= OBJECTIVE =
Give every line back verbatim, dropping all images.

[Records with drawing code]
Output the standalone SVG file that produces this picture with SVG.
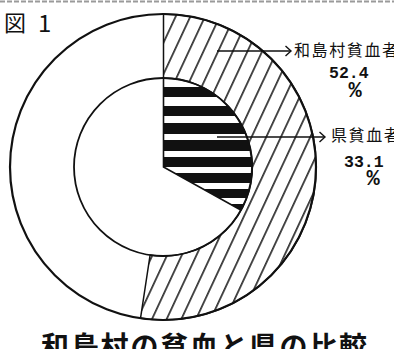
<svg xmlns="http://www.w3.org/2000/svg" width="394" height="349" viewBox="0 0 394 349">
  <style>
    .ln { fill: none; stroke: #111; }
    .jp { font-family: "Noto Sans CJK JP", "Noto Sans CJK SC", sans-serif; fill: #111; }
    .num { font-family: "Liberation Mono", "DejaVu Sans Mono", monospace; fill: #111; font-weight: bold; }
  </style>
  <defs>
    <pattern id="hatch" patternUnits="userSpaceOnUse" width="13.3" height="20" patternTransform="rotate(25)">
      <line x1="6.6" y1="-2" x2="6.6" y2="22" stroke="#111" stroke-width="1.5"/>
    </pattern>
    <clipPath id="innerClip">
      <path d="M163.5,167 L163.5,78 A89,89 0 0 1 241.2,210.3 Z"/>
    </clipPath>
    <marker id="chev" markerUnits="userSpaceOnUse" markerWidth="8" markerHeight="12" refX="6" refY="5.5" orient="auto" overflow="visible">
      <path d="M0.5,0.5 L6,5.5 L0.5,10.5" fill="none" stroke="#111" stroke-width="1.4"/>
    </marker>
  </defs>
  <rect width="394" height="349" fill="#fff"/>
  <line x1="0" y1="1.5" x2="394" y2="1.5" stroke="#9a9a9a" stroke-width="2" stroke-dasharray="5 2"/>

  <g id="fig-label">
    <text class="jp" x="4" y="31" font-size="22">図</text>
    <text class="jp" x="38" y="32" font-size="24" font-weight="normal">1</text>
  </g>

  <g id="wajima-sector">
    <path d="M163.5,14 A153,153 0 1 1 140.5,318.3 L150.1,255 A89,89 0 1 0 163.5,78 Z" fill="url(#hatch)" stroke="#111" stroke-width="1.5"/>
  </g>

  <g id="outer-circle">
    <circle cx="163" cy="167" r="153" class="ln" stroke-width="2.2"/>
  </g>
  <g id="inner-circle">
    <circle cx="163" cy="167" r="89" class="ln" stroke-width="1.8"/>
  </g>

  <g id="ken-sector">
    <g clip-path="url(#innerClip)" fill="#111">
      <rect x="160" y="87" width="100" height="10"/>
      <rect x="160" y="106" width="100" height="10"/>
      <rect x="160" y="123" width="100" height="11"/>
      <rect x="160" y="140" width="100" height="11"/>
      <rect x="160" y="157" width="100" height="10"/>
      <rect x="160" y="173" width="100" height="10"/>
      <rect x="160" y="189" width="100" height="9"/>
      <rect x="160" y="204" width="100" height="9"/>
    </g>
    <path d="M163.5,78 L163.5,167 L241.2,210.3" class="ln" stroke-width="1.6"/>
  </g>

  <g id="connectors">
    <line x1="217" y1="51" x2="291" y2="51" class="ln" stroke-width="1.4" marker-end="url(#chev)"/>
    <line x1="217" y1="137" x2="325" y2="137" class="ln" stroke-width="1.4" marker-end="url(#chev)"/>
  </g>

  <g id="label-wajima">
    <text class="jp" x="294" y="56" font-size="16" letter-spacing="1.6">和島村貧血者</text>
    <text class="num" x="329" y="78" font-size="16.5">52.4</text>
    <text class="num" x="355" y="97" font-size="22" text-anchor="middle">%</text>
  </g>

  <g id="label-ken">
    <text class="jp" x="331" y="141" font-size="16" letter-spacing="1.6">県貧血者</text>
    <text class="num" x="344" y="167" font-size="16.5">33.1</text>
    <text class="num" x="373" y="185" font-size="22" text-anchor="middle">%</text>
  </g>

  <g id="title">
    <text class="jp" x="41" y="357" font-size="28" font-weight="bold" letter-spacing="1.8">和島村の貧血と県の比較</text>
  </g>
</svg>
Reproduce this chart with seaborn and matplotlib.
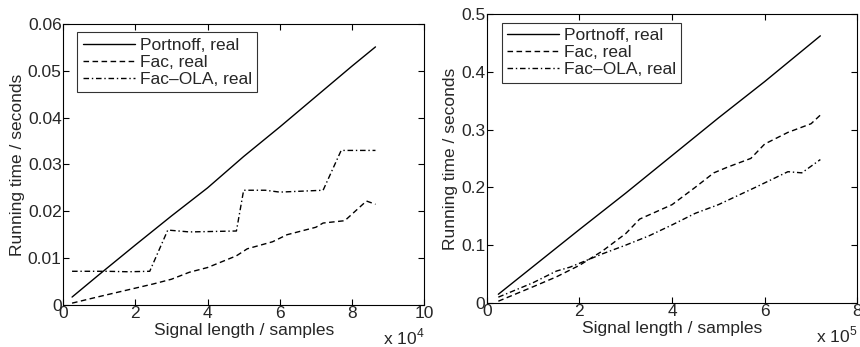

= WRITTEN RESPONSE =
Output the standalone SVG file that produces this picture with SVG.
<svg xmlns="http://www.w3.org/2000/svg" width="394" height="349" viewBox="0 0 394 349">
  <style>
    .ln { fill: none; stroke: #111; }
    .jp { font-family: "Noto Sans CJK JP", "Noto Sans CJK SC", sans-serif; fill: #111; }
    .num { font-family: "Liberation Mono", "DejaVu Sans Mono", monospace; fill: #111; font-weight: bold; }
  </style>
  <defs>
    <pattern id="hatch" patternUnits="userSpaceOnUse" width="13.3" height="20" patternTransform="rotate(25)">
      <line x1="6.6" y1="-2" x2="6.6" y2="22" stroke="#111" stroke-width="1.5"/>
    </pattern>
    <clipPath id="innerClip">
      <path d="M163.5,167 L163.5,78 A89,89 0 0 1 241.2,210.3 Z"/>
    </clipPath>
    <marker id="chev" markerUnits="userSpaceOnUse" markerWidth="8" markerHeight="12" refX="6" refY="5.5" orient="auto" overflow="visible">
      <path d="M0.5,0.5 L6,5.5 L0.5,10.5" fill="none" stroke="#111" stroke-width="1.4"/>
    </marker>
  </defs>
  <rect width="394" height="349" fill="#fff"/>
  <line x1="0" y1="1.5" x2="394" y2="1.5" stroke="#9a9a9a" stroke-width="2" stroke-dasharray="5 2"/>

  <g id="fig-label">
    <text class="jp" x="4" y="31" font-size="22">図</text>
    <text class="jp" x="38" y="32" font-size="24" font-weight="normal">1</text>
  </g>

  <g id="wajima-sector">
    <path d="M163.5,14 A153,153 0 1 1 140.5,318.3 L150.1,255 A89,89 0 1 0 163.5,78 Z" fill="url(#hatch)" stroke="#111" stroke-width="1.5"/>
  </g>

  <g id="outer-circle">
    <circle cx="163" cy="167" r="153" class="ln" stroke-width="2.2"/>
  </g>
  <g id="inner-circle">
    <circle cx="163" cy="167" r="89" class="ln" stroke-width="1.8"/>
  </g>

  <g id="ken-sector">
    <g clip-path="url(#innerClip)" fill="#111">
      <rect x="160" y="87" width="100" height="10"/>
      <rect x="160" y="106" width="100" height="10"/>
      <rect x="160" y="123" width="100" height="11"/>
      <rect x="160" y="140" width="100" height="11"/>
      <rect x="160" y="157" width="100" height="10"/>
      <rect x="160" y="173" width="100" height="10"/>
      <rect x="160" y="189" width="100" height="9"/>
      <rect x="160" y="204" width="100" height="9"/>
    </g>
    <path d="M163.5,78 L163.5,167 L241.2,210.3" class="ln" stroke-width="1.6"/>
  </g>

  <g id="connectors">
    <line x1="217" y1="51" x2="291" y2="51" class="ln" stroke-width="1.4" marker-end="url(#chev)"/>
    <line x1="217" y1="137" x2="325" y2="137" class="ln" stroke-width="1.4" marker-end="url(#chev)"/>
  </g>

  <g id="label-wajima">
    <text class="jp" x="294" y="56" font-size="16" letter-spacing="1.6">和島村貧血者</text>
    <text class="num" x="329" y="78" font-size="16.5">52.4</text>
    <text class="num" x="355" y="97" font-size="22" text-anchor="middle">%</text>
  </g>

  <g id="label-ken">
    <text class="jp" x="331" y="141" font-size="16" letter-spacing="1.6">県貧血者</text>
    <text class="num" x="344" y="167" font-size="16.5">33.1</text>
    <text class="num" x="373" y="185" font-size="22" text-anchor="middle">%</text>
  </g>

  <g id="title">
    <text class="jp" x="41" y="357" font-size="28" font-weight="bold" letter-spacing="1.8">和島村の貧血と県の比較</text>
  </g>
</svg>
Reproduce this chart with seaborn and matplotlib.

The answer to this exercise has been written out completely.